A Itália está aparentemente melhor, mas o seu jogo parece mais nórdico do que latino, como que a reforçar a tese aqui em causa. De facto, o espetáculo merece melhores árbitros, mas não é por aí que se produz a magia. É sobretudo preciso que as equipas que jogam essa cartada assumam o seu tipo de jogo e o exibam de forma cabal. Contudo, há uma energia da criação, que passa pela capacidade individual mas também pela convicção coletiva, que não se tem feito sentir. E essa é a questão central. Não está a passsar em campo a corrente que leva as bancadas a acreditarem na força da arte e do engenho. Se nada mudar, equipas como a de Portugal não podem chegar longe.

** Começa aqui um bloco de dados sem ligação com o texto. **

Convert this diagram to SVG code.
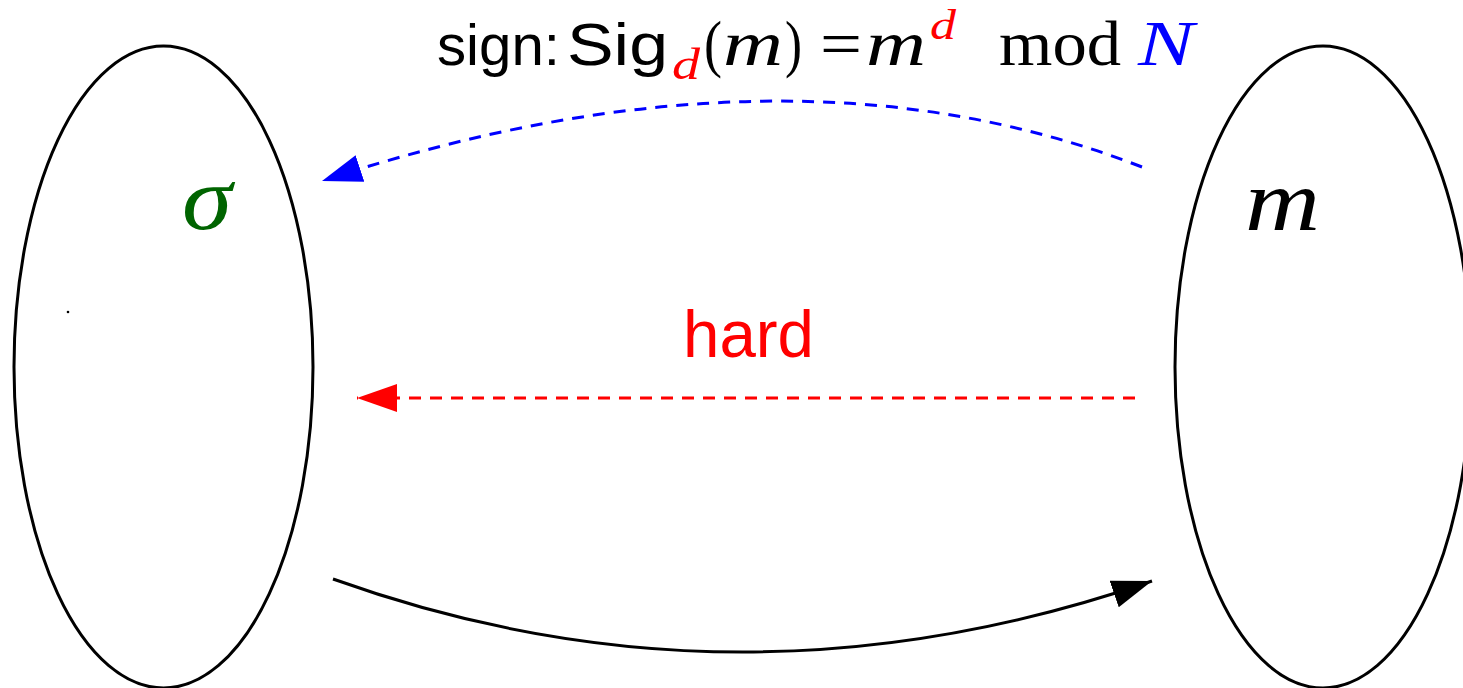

Dizia um amigo com graça que, não sendo uma ciência exata, o futebol também não é a lógica da batata. E não é.  Para além da atitude, da convicção e da força emocional, Alemanha e Holanda deram outra lição que é preciso apreender: a ocupação de espaços. Ambas as seleções prescindiram dos avançados clássicos, aqueles que ficam especados no meio da área à espera que as bolas lá cheguem, antes optando por executantes rápidos e inteligentes, que sabem sorrateiramente aparecer onde a defesa adversária abre espaços. Por outro lado, esse esquema permite também povoar melhor o meio-campo. Quando a equipa não tem bola, esses avançados móveis recuam para garantir superioridade numérica no centro do terreno, face a equipas que lá deixam os seus três médios a baterem-se com forças desiguais. A flexibilidade tática é outro dos trunfos que está a marcar pontos no Brasil.

Torcer para que seleções como o Brasil, a Argentina, a Espanha ou Portugal possam recuperar o seu estilo de jogo e encontrar forma de o impor não é uma mera questão de preferência pelas cores de um ou de outro país. É importante que o façam, porque isso promoverá a competitividade e o espetáculo, mas também porque são equipas capazes de defender uma certa ideia de jogo que faz falta, mas que corre sérios riscos de deitar a toalha ao chão ainda numa fase muito prematura deste Mundial.